Mein Arzt hat zunächst einen Tumor übersehen und dann schlecht operiert. Ein anderer Arzt bestätigte mir das. Reicht seine Aussage als Nachweis auch vor Gericht?
Dubitscher: Weil der Fall für Sie und einen Arzt klar ist, muss das Gericht dies nicht genauso sehen. Man kann Gutachten, zum Beispiel bei der Schlichtungsstelle der Ärztekammer, einholen. Aber erst ein gerichtliches Gutachten ist ein Beweis.
In unserer Familie gab es einen Todesfall durch einen mittlerweile nachgewiesenen Behandlungsfehler. Wie berechnet sich der Schadenersatz?
Tolmein: Bei Todesfällen geht ein eventueller Schmerzensgeldanspruch des Verstorbenen aus dem Behandlungsfehler auf die Erben über - allerdings werden in Deutschland eher niedrige Schmerzensgeldbeträge zuerkannt.

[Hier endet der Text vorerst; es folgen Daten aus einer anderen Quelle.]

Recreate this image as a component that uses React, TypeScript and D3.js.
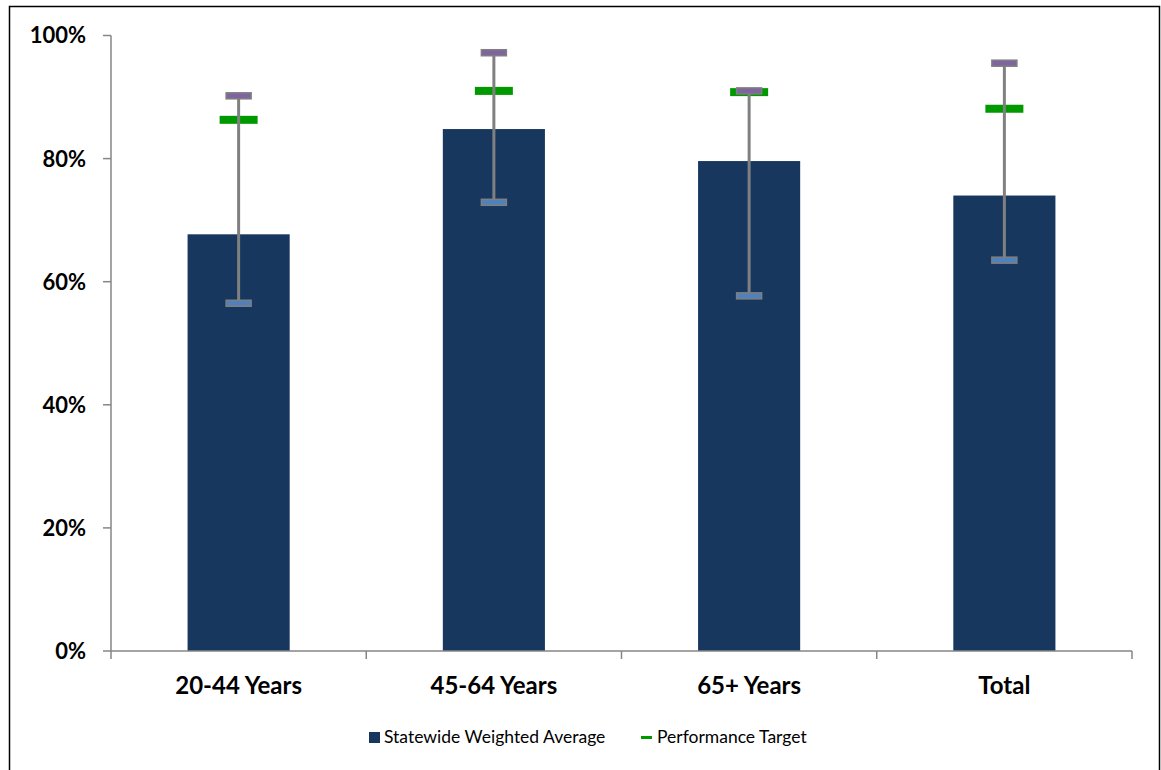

Ersetzt werden bei Fehlbehandlung zudem der entstandene und voraussichtlich noch entstehende Schaden. Im Fall des Todes eines Patienten sind das vor allem Unterhaltsansprüche, z. B. der Kinder.
Wie viel Geld bekomme ich denn genau?
Dubitscher: Es gibt hierzulande keine Listen für bestimmte Schadensfälle, nur Einzelfallentscheidungen. Für eine verschobene Mittellinie der Schneidezähne gab es beispielsweise rund 1000 Euro, für große Narben nach einer Fettabsaugung gab es rund 4000 Euro, 7000 Euro gab es für einen vermeidbaren Herzinfarkt, 30 000 Euro für eine Teillähmung im rechten Bein und für einen Geburtsfehler mit schwerer Hirnschädigung 500 000 Euro. Aber in jedem Einzelfall können die Summen anders ausfallen.
Welche weiteren Dinge muss ich bei Pflegemängeln beachten?
Tolmein: Hier gilt das künftige Patientenrechtegesetz nicht. Im Bereich der Pflege ist auch von der Rechtsprechung viel weniger geregelt, die Standards sind umstritten. Ansonsten ist das Pflegerecht aber mit dem Arztrecht strukturverwandt. Die Tipps gelten also auch hier. Zusätzlich sollte man sich überlegen, eine Beschwerde beispielsweise an die Heimleitung zu formulieren.